After tea and chocolate, Lyn provided rosemary crackers and pecorino cheese, which we washed down with cold beer. Gazing out at the mainland in the near distance, the view was idyllic, with a beautiful rock formation bathed in the early evening Mediterranean sunlight. Punctuated only by shrieks of rage as Lilo Lyn discovered Andy raiding her floating sea-grass beer-fridge, as she bobbed around unsuspectingly on her lilo.
After Tim and I made a photographic tour of the Island, we all attempted to spend the evening in the communal area of our Nibani Island campsite, to dip into the wine stash and regale each other with the day’s stories. Sadly the swarm of mosquitos that arrived at sunset refused to leave us in peace, and most of the party managed a little “me time”. John, Tim and I bravely stayed up playing cards, drinking whisky and writing the journal but soon retired for a few quiet reflections on the day’s paddling.
Day 4NW 3-4 Easing in pm
Outlook: Sunny
Distance 29.9 Km
On the water for 0815. Big sigh of relief leaving the mozzies. We crossed NW toward the headland, just North of Porto Cervo, in moderately choppy water, and after an hour of paddling, a couple of Carabinieri motored up behind us.
– Carabinieri: “Bad sea, atennzione, atennzione. Where you go?”
– Tim: Chats cleverly away in his EuroTalian.
Carabinieri not too happy when we explained we were headed North to the Maddalena Islands, but Tim and Andy somehow managed to reassure them, and off we went. We subsequently discovered that three Welsh canoeists had been reported missing following an overnight trip on the South of the island that week, so the concerns were understandable, especially in view of the choppy seas. Happily the Welsh group were found safe and well.
Andy, John and Cynthia plan our route round to our destination on the northern aspect of La Maddalena
Andy’s calm reassurance to the Police officer regarding our sea kayaking prowess was still ringing in the air when Mel’s piercing shriek of “Aagh a wave” made us all jump out of our skins. Fortunately the law enforcers were well out of earshot, and Mel managed to remain upright, despite a large wave coming out of nowhere to break over her head, shunting her a few feet sideways. It turned into yet another lovely paddle, and at 1000 we had a beach break on Isola della Bisce, then headed across a beautiful calm open stretch of water, encountering a yacht race, a sailing boat floundering with a twisted spinnaker, and a catamaran, before reaching Isola Caprera and turning North East to head up the channel to the Maddalena Archipelago.

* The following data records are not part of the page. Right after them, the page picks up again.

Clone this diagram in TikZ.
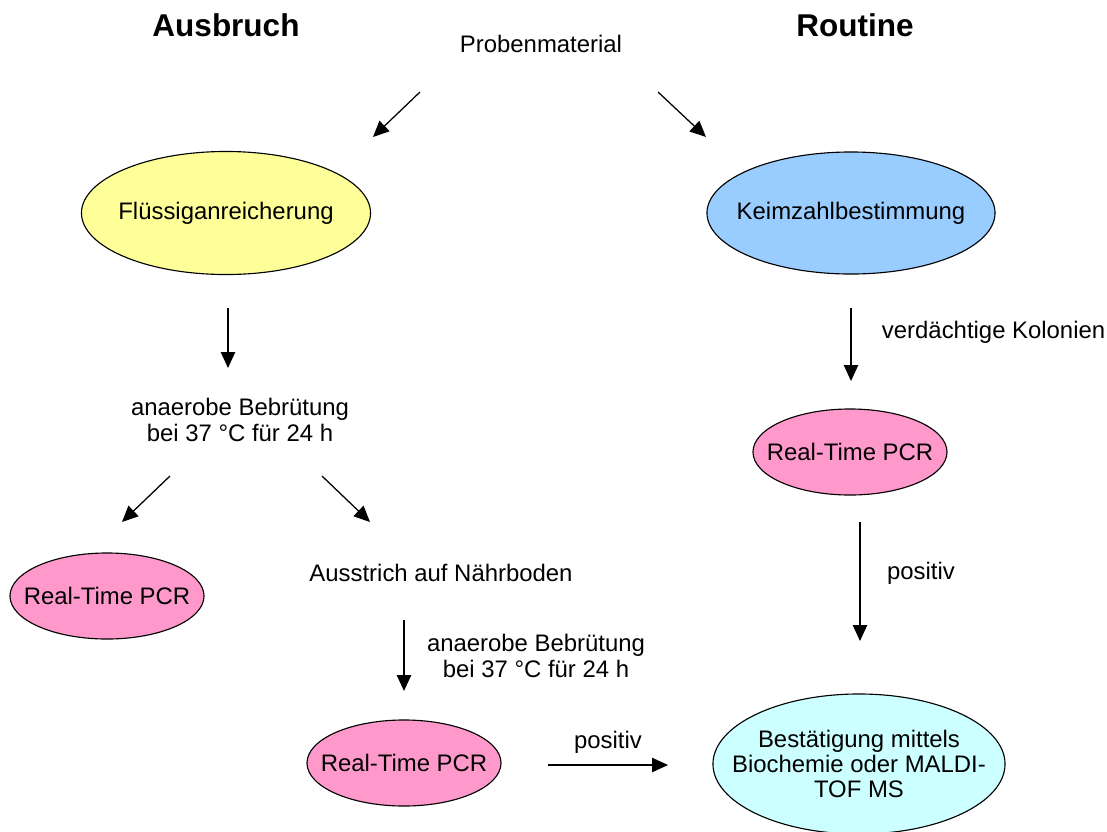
\documentclass[tikz,border=0pt]{standalone}
\usepackage{fontspec}
\setmainfont{Liberation Sans}
\usetikzlibrary{shapes.geometric,arrows.meta}

\definecolor{flyellow}{HTML}{FFFF99}
\definecolor{kzblue}{HTML}{99CCFF}
\definecolor{pcrpink}{HTML}{FF99CC}
\definecolor{bestcyan}{HTML}{CCFFFF}

\tikzset{
  lbl/.style={font=\fontsize{17}{18}\selectfont, align=center},
  blob/.style={ellipse, draw, line width=0.8pt, inner sep=0pt},
  pcr/.style={blob, fill=pcrpink, minimum width=4.85cm, minimum height=2.15cm,
    label={[lbl]center:Real-Time PCR}},
  head/.style={font=\fontsize{22.4}{26}\selectfont\bfseries},
  flow/.style={-{Triangle[length=0.4cm,width=0.36cm]}, line width=0.9pt},
}

\begin{document}
\begin{tikzpicture}[x=0.025cm, y=-0.025cm]
  \useasboundingbox (0,0) rectangle (1107,831);
  % headings and start
  \node[head] (ausbruch) at (226,25) {Ausbruch};
  \node[head] (routine) at (855,25) {Routine};
  \node[lbl] (probe) at (541,44) {Probenmaterial};
  % ellipses
  \node[blob, fill=flyellow, minimum width=7.225cm, minimum height=3.075cm,
    label={[lbl]center:Flüssiganreicherung}] (fluessig) at (226,213) {};
  \node[blob, fill=kzblue, minimum width=7.2cm, minimum height=3.05cm,
    label={[lbl]center:Keimzahlbestimmung}] (keimzahl) at (851,213) {};
  \node[pcr] (pcrR) at (850,452) {};
  \node[pcr] (pcrL) at (107,596) {};
  \node[pcr] (pcrB) at (404,763) {};
  \node[blob, fill=bestcyan, minimum width=7.3cm, minimum height=3.5cm,
    label={[lbl]center:{Bestätigung mittels\\Biochemie oder MALDI-\\TOF MS}}] (best) at (859,764) {};
  % plain labels
  \node[lbl] (anaerobA) at (240,420) {anaerobe Bebrütung\\bei 37 °C für 24 h};
  \node[lbl] (ausstrich) at (441,573) {Ausstrich auf Nährboden};
  \node[lbl] (anaerobB) at (536,656) {anaerobe Bebrütung\\bei 37 °C für 24 h};
  \node[lbl, anchor=west] (verdacht) at (877,332) {verdächtige Kolonien};
  \node[lbl] (posR) at (921,573) {positiv};
  \node[lbl] (posB) at (608,742) {positiv};
  % arrow ends
  \coordinate (p1) at (420,92);   \coordinate (p2) at (373,137);
  \coordinate (p3) at (658,92);   \coordinate (p4) at (706,137);
  \coordinate (f1) at (228,308);  \coordinate (f2) at (228,368);
  \coordinate (k1) at (851,308);  \coordinate (k2) at (851,381);
  \coordinate (a1) at (170,476);  \coordinate (a2) at (122,522);
  \coordinate (a3) at (322,476);  \coordinate (a4) at (370,522);
  \coordinate (s1) at (404,620);  \coordinate (s2) at (404,691);
  \coordinate (r1) at (860,522);  \coordinate (r2) at (860,641);
  \coordinate (b1) at (548,765);  \coordinate (b2) at (668,765);
  % arrows
  \draw[flow] (p1) -- (p2);
  \draw[flow] (p3) -- (p4);
  \draw[flow] (f1) -- (f2);
  \draw[flow] (k1) -- (k2);
  \draw[flow] (a1) -- (a2);
  \draw[flow] (a3) -- (a4);
  \draw[flow] (s1) -- (s2);
  \draw[flow] (r1) -- (r2);
  \draw[flow] (b1) -- (b2);
\end{tikzpicture}
\end{document}
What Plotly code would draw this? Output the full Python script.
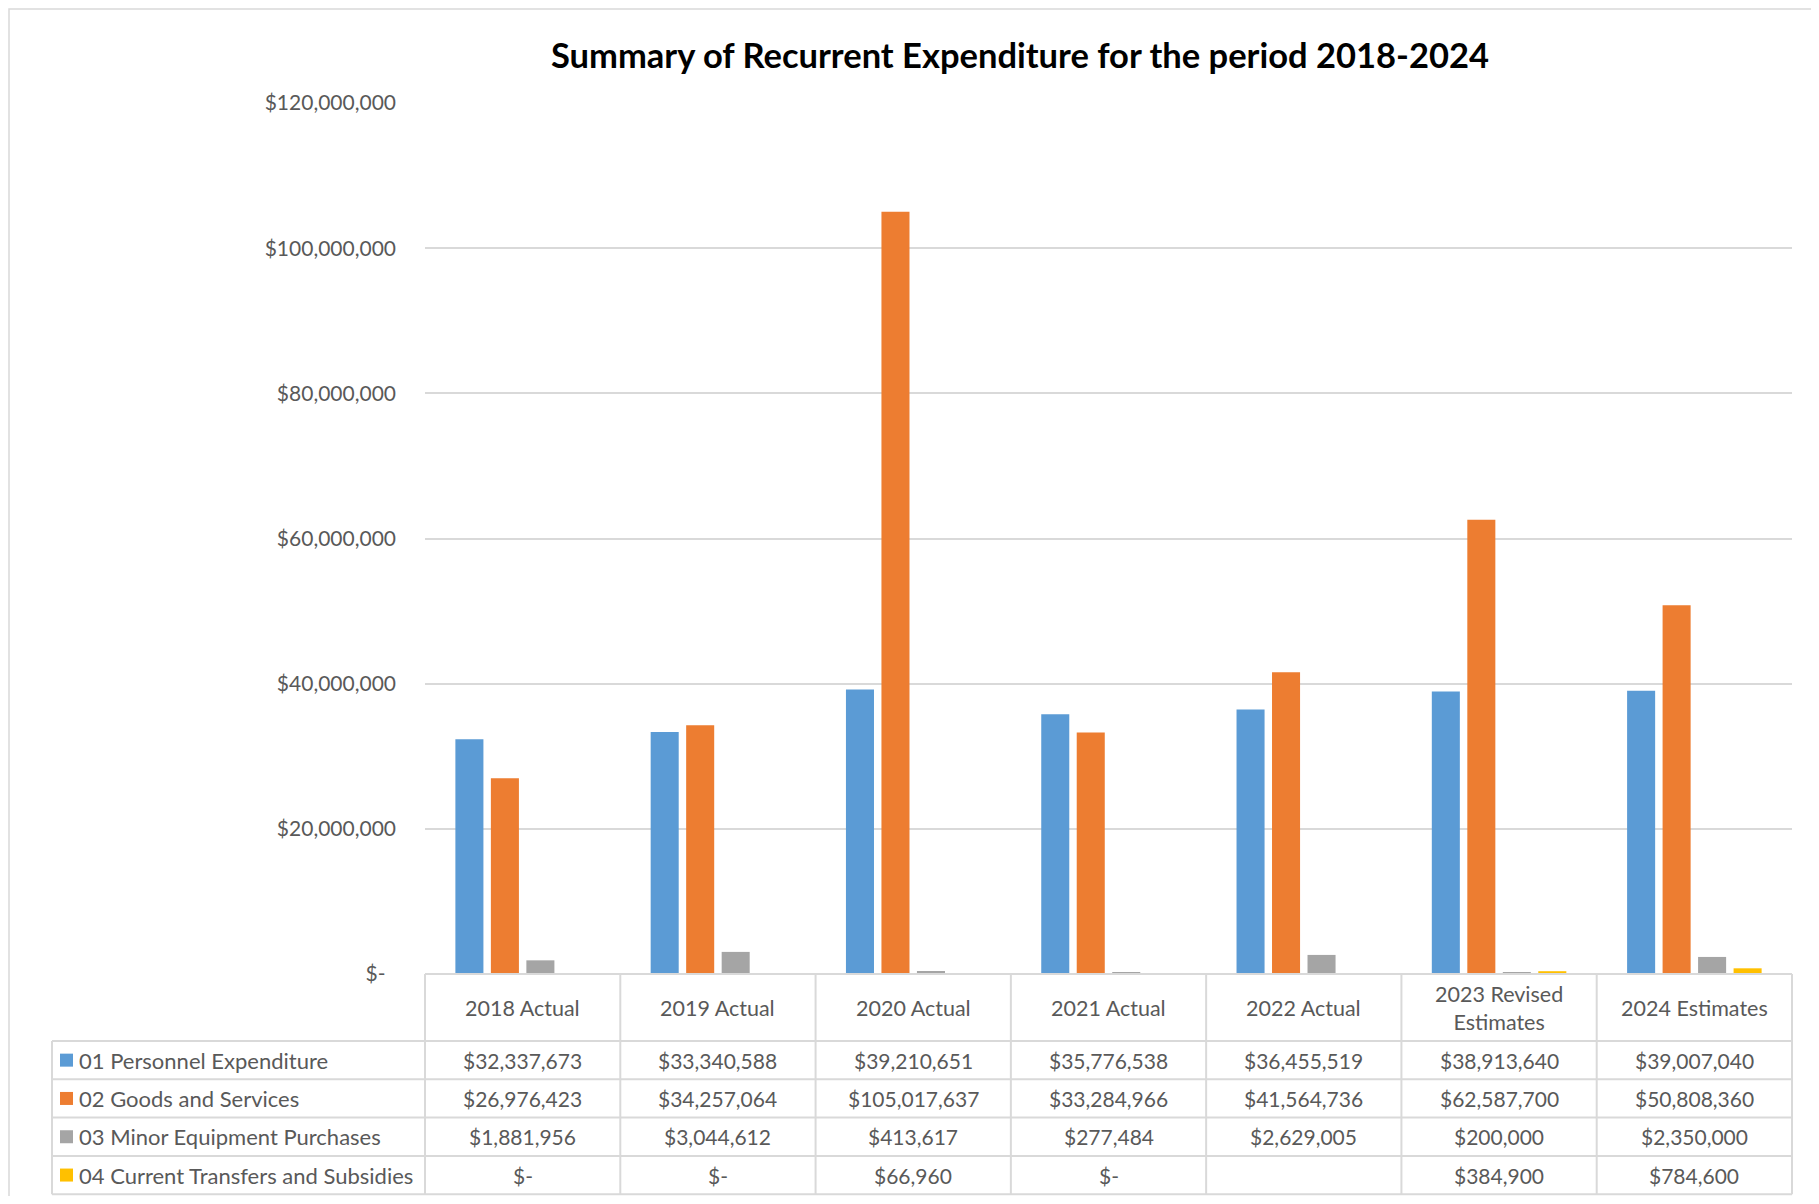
import plotly.graph_objects as go

# ---------------- data ----------------
categories = ["2018 Actual", "2019 Actual", "2020 Actual", "2021 Actual",
              "2022 Actual", "2023 Revised Estimates", "2024 Estimates"]
header_labels = ["2018 Actual", "2019 Actual", "2020 Actual", "2021 Actual",
                 "2022 Actual", "2023 Revised<br>Estimates", "2024 Estimates"]
series_names = ["01 Personnel Expenditure", "02 Goods and Services",
                "03 Minor Equipment Purchases", "04 Current Transfers and Subsidies"]
personnel = [32337673, 33340588, 39210651, 35776538, 36455519, 38913640, 39007040]
goods = [26976423, 34257064, 105017637, 33284966, 41564736, 62587700, 50808360]
equipment = [1881956, 3044612, 413617, 277484, 2629005, 200000, 2350000]
transfers = [0, 0, 66960, 0, None, 384900, 784600]
series_values = [personnel, goods, equipment, transfers]
series_colors = ["#5B9BD5", "#ED7D31", "#A5A5A5", "#FFC000"]
y_tick_values = [0, 20000000, 40000000, 60000000, 80000000, 100000000, 120000000]
y_tick_labels = ["$-\u2002", "$20,000,000", "$40,000,000", "$60,000,000",
                 "$80,000,000", "$100,000,000", "$120,000,000"]
title_text = "Summary of Recurrent Expenditure for the period 2018-2024"

# ---------------- geometry (page pixels) ----------------
W, H = 1819, 1204
OFF = 8                      # default body margin of the html page
L, R, T, B = 425, 1792, 103, 974
LEG_LEFT = 52
HEADER_H = 67
ROW_H = 38.3
GRID = "#d9d9d9"
TXT = "#595959"
FONT = "Lato, 'Open Sans', sans-serif"


def px_x(px):
    return (px - L) / (R - L)


def px_y(py):
    return (B - py) / (B - T)


def fmt(v):
    if v is None:
        return ""
    if v == 0:
        return "$-"
    return "${:,.0f}".format(v)


fig = go.Figure()
for name, vals, col in zip(series_names, series_values, series_colors):
    fig.add_trace(go.Bar(x=categories, y=vals, name=name, marker_color=col,
                         marker_line_width=0, showlegend=False))

n = len(categories)
cw = (R - L) / n
shapes = []
annotations = []

# table lines
line = dict(color=GRID, width=2)
shapes.append(dict(type="line", xref="paper", yref="paper",
                   x0=px_x(L), x1=px_x(R), y0=px_y(B), y1=px_y(B), line=line))
row_tops = [B + HEADER_H + i * ROW_H for i in range(len(series_names) + 1)]
for yy in row_tops:
    shapes.append(dict(type="line", xref="paper", yref="paper",
                       x0=px_x(LEG_LEFT), x1=px_x(R), y0=px_y(yy), y1=px_y(yy), line=line))
bottom = row_tops[-1]
shapes.append(dict(type="line", xref="paper", yref="paper",
                   x0=px_x(LEG_LEFT), x1=px_x(LEG_LEFT), y0=px_y(row_tops[0]), y1=px_y(bottom), line=line))
for k in range(n + 1):
    xx = L + k * cw
    shapes.append(dict(type="line", xref="paper", yref="paper",
                       x0=px_x(xx), x1=px_x(xx), y0=px_y(B), y1=px_y(bottom), line=line))

# outer chart border
shapes.append(dict(type="rect", xref="paper", yref="paper",
                   x0=px_x(OFF + 1), x1=px_x(W + 20), y0=px_y(OFF + 1), y1=px_y(H + 20),
                   line=dict(color=GRID, width=1.5), layer="below"))

# header text
for k, lab in enumerate(header_labels):
    annotations.append(dict(xref="paper", yref="paper", x=px_x(L + (k + 0.5) * cw),
                            y=px_y(B + HEADER_H / 2), text=lab, showarrow=False,
                            font=dict(family=FONT, size=21.5, color=TXT),
                            xanchor="center", yanchor="middle"))

# rows
for i, (name, vals, col) in enumerate(zip(series_names, series_values, series_colors)):
    yc = row_tops[i] + ROW_H / 2
    shapes.append(dict(type="rect", xref="paper", yref="paper",
                       x0=px_x(60), x1=px_x(73), y0=px_y(yc - 6.5), y1=px_y(yc + 6.5),
                       fillcolor=col, line=dict(width=0)))
    annotations.append(dict(xref="paper", yref="paper", x=px_x(77), y=px_y(yc),
                            text=name, showarrow=False, xanchor="left", yanchor="middle",
                            font=dict(family=FONT, size=22, color=TXT)))
    for k, v in enumerate(vals):
        annotations.append(dict(xref="paper", yref="paper", x=px_x(L + (k + 0.5) * cw),
                                y=px_y(yc), text=fmt(v), showarrow=False,
                                xanchor="center", yanchor="middle",
                                font=dict(family=FONT, size=21, color=TXT)))

# title
annotations.append(dict(xref="paper", yref="paper", x=px_x(1020), y=px_y(55),
                        text="<b>" + title_text + "</b>", showarrow=False,
                        xanchor="center", yanchor="middle",
                        font=dict(family=FONT, size=34.5, color="#000000")))

fig.update_layout(
    width=W - 2 * OFF, height=H - 2 * OFF,
    margin=dict(l=L - OFF, r=(W - 2 * OFF) - (R - OFF), t=T - OFF,
                b=(H - 2 * OFF) - (B - OFF), autoexpand=False),
    paper_bgcolor="white", plot_bgcolor="white",
    barmode="group", bargap=0.273, bargroupgap=0.21,
    shapes=shapes, annotations=annotations,
    font=dict(family=FONT, color=TXT),
    xaxis=dict(range=[-0.5, n - 0.5], showticklabels=False, showgrid=False,
               zeroline=False, showline=False, ticks=""),
    yaxis=dict(range=[0, 120000000], tickvals=y_tick_values, ticktext=y_tick_labels,
               showgrid=True, gridcolor=GRID, gridwidth=1.5, zeroline=False,
               showline=False, ticks="", ticklabelstandoff=28,
               tickfont=dict(family=FONT, size=21, color=TXT)),
)

fig.write_html("out.html")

Paddling North Between Isola Caprera and La Maddalena
After 6 hours of paddling, we finally rounded the North aspect of Isola Maddalena into a beautiful quiet bay. With other priorities than finding a campsite, most of us headed to the beachside kiosk. Before joining everyone, I leapt into the turquoise water for a celebratory dip to wash away the salt crusts. Unwise as it transpired, as by the time I arrived at the jolly kiosk the beer was all gone! Aperol and prosecco spritzers made up for it though, after which we stumbled across the bay to find our spot for the night. Richard and I jumped in for a swim, and watched the stunning sunset from the water, through the golden blanket of sea, punctuated with little domes of dark blue-black fluttering through the surface. We looked up and saw Toons and Andy, silhouetted under a red crescent moon, chatting about Andy’s planned paddle to Corsica in the morning.
Paddling Until Last Light!
Day 5
The next two days were spent relaxing in the gorgeous islands. On Friday, Andy sprinted to Corsica, only to find it was shut. Toons and I enjoyed a lazy day, with a short trip round the coast, getting there just in time for a swim followed by a beautiful sunset paddle back to the campsite, to discover Andy relaxing on the beach after his epic journey. John led an energetic trip to the outer islands, (uncovering James Bond’s secret hideout) during which an exhilarating time was had by all. Mel, Tim and Lyn went for the trekking option, and hit the town of La Maddalena
Toons Paddling Back at Sunset
Day 6
NE 2-3
Distance 14 Km
Paddling back on the last day
The dawn broke over a brilliantly sunny sky for our last idyllic Mediterranean paddle back down to the mainland along the west coast. We made fantastic time – 6km/hr, due to flat calm conditions. After 5km of coastline we started looking in earnest for a spot for a quick swim. We were astounded when we reached La Maddonnetta del Pescatore, a little church right on the edge of the water. Andy moored his boat, and, well, see the photo for details…
Andy Summits La Madonnetta
We eventually found our swimming beach, before rounding the south aspect of the island into the busy shipping channel between La Maddalena and the mainland, which we crossed without incident, past all the ferries going in and out of Palau. We parked up at the end of a beautiful sea lido, and skipped up some stone steps to a restaurant for a celebratory meal of pasta, red wine and fish before being scooped up by Clarke and driven back to Tavolara.
Arriving at our final destination - the beachside lido in the port of Palau!
Once there, Tim, Andy, Toons and I sped down to the beach for a last cappuccino and ice cream, to find that the beachside restaurant was boarded up, with the proprietor stacking up chairs inside ready for the winter. He smiled and shook his head, and with a dismissive wave of his hand, suggested, “l’anno prossimo!”.